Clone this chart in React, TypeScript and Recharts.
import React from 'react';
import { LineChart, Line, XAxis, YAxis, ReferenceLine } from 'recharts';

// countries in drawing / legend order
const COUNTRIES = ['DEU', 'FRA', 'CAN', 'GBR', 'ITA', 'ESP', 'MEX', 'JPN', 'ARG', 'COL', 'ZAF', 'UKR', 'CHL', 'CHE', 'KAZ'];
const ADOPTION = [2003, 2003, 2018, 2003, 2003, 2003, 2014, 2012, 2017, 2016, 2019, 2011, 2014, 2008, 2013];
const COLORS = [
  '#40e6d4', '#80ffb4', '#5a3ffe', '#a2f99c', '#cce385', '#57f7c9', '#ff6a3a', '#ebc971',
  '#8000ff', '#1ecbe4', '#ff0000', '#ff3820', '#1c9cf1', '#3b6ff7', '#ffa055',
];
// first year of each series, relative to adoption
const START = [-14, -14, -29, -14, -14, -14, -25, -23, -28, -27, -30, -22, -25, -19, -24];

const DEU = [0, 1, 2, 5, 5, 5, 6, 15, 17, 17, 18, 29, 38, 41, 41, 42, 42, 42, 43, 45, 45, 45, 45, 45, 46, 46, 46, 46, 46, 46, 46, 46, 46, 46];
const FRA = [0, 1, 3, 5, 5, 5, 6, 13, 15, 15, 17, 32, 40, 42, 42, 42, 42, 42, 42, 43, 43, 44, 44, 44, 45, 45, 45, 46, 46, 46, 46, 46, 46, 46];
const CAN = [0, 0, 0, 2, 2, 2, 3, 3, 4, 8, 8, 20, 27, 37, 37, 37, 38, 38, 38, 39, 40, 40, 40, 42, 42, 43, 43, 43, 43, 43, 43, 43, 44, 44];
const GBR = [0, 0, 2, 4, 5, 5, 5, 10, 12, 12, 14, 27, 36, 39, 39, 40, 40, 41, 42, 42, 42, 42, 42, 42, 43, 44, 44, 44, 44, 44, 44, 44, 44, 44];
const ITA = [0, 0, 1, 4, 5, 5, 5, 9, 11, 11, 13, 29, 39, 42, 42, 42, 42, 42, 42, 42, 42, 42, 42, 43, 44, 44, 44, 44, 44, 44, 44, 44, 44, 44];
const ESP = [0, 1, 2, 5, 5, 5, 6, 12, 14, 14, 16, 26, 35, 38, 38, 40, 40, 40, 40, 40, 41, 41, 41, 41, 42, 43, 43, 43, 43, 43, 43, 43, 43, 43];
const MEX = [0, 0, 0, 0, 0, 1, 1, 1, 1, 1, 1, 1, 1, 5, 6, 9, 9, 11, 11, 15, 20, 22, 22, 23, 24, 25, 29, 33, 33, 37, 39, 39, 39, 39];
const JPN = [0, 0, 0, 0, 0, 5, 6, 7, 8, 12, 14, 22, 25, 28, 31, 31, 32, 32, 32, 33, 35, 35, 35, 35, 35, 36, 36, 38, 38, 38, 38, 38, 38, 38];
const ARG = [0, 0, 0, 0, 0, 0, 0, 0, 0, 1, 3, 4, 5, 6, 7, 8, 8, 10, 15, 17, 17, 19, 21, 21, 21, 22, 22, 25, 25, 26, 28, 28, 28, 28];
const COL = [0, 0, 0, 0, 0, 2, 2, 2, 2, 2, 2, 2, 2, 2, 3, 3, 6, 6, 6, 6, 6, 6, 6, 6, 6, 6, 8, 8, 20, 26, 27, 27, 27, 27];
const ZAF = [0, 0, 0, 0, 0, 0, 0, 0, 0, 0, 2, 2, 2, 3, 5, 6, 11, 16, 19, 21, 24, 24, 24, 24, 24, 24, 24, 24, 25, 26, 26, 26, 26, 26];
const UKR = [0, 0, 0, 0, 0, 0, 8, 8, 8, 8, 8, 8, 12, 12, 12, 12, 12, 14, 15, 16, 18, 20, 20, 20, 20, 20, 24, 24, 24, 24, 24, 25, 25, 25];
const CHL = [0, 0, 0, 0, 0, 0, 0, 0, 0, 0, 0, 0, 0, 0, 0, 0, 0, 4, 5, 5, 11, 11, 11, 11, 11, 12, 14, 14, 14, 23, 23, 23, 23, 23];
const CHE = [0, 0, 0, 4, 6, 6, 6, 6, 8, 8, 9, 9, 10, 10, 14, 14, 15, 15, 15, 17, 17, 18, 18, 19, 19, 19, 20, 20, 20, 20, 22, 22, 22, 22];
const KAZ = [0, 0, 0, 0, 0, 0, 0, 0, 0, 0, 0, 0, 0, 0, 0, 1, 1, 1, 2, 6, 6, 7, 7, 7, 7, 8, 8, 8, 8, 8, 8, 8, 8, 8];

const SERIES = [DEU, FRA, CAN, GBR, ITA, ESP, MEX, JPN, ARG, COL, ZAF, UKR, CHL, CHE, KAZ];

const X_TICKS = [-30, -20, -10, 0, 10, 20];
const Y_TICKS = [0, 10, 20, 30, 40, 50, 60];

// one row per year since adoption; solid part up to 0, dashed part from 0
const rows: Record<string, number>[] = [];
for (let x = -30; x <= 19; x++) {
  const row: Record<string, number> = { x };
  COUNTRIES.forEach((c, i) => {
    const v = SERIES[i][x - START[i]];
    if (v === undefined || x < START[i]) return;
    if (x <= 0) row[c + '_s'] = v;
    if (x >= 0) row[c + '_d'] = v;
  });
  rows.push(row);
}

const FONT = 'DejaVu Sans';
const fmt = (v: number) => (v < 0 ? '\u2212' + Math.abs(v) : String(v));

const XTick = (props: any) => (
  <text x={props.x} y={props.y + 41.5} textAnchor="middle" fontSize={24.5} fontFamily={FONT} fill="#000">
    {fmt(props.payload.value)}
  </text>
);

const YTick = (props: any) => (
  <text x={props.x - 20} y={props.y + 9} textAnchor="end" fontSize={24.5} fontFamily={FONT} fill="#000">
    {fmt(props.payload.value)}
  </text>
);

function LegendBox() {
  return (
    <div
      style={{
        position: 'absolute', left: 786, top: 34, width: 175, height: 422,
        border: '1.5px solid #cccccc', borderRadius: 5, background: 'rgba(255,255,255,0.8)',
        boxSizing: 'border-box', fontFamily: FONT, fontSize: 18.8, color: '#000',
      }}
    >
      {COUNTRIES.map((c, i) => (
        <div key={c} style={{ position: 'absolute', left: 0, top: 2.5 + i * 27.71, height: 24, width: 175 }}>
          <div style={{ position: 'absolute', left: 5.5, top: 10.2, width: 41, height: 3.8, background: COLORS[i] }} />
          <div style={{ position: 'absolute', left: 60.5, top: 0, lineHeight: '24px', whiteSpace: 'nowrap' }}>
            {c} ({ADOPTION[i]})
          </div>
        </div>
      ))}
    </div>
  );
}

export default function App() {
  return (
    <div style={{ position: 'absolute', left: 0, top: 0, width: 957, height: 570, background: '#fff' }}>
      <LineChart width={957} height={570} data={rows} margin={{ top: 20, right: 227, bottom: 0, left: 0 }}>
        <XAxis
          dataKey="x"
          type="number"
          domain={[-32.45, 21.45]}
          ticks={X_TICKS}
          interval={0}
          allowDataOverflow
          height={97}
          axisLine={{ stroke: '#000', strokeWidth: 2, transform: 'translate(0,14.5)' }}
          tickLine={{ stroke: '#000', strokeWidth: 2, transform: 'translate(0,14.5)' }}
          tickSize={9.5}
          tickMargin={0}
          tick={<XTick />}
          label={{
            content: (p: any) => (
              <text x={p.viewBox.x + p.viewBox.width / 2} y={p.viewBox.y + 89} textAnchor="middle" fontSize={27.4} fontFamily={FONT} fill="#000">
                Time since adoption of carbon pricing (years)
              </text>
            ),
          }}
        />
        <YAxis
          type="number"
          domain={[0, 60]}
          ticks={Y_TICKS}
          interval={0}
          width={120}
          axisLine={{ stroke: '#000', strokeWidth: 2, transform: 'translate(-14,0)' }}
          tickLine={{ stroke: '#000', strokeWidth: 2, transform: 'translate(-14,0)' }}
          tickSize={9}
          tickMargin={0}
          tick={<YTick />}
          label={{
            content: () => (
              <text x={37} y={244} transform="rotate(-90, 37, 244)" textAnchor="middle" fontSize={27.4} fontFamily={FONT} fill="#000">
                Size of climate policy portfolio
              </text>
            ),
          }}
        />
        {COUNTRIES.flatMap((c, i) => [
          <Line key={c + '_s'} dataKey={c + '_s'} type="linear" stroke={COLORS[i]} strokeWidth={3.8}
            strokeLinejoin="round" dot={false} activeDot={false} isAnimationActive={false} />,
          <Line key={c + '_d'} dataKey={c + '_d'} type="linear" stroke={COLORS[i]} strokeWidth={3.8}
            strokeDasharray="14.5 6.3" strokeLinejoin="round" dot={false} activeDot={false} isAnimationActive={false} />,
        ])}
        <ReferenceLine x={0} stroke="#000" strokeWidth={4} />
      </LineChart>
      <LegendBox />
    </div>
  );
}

Exercise task: Print exactly, and only, the lines beginning at the top of the listing and ending at the line with "XAxis, YAxis, ReferenceLine".

Solution to the problem:
Clone this chart in React, TypeScript and Recharts.
import React from 'react';
import { LineChart, Line, XAxis, YAxis, ReferenceLine } from 'recharts';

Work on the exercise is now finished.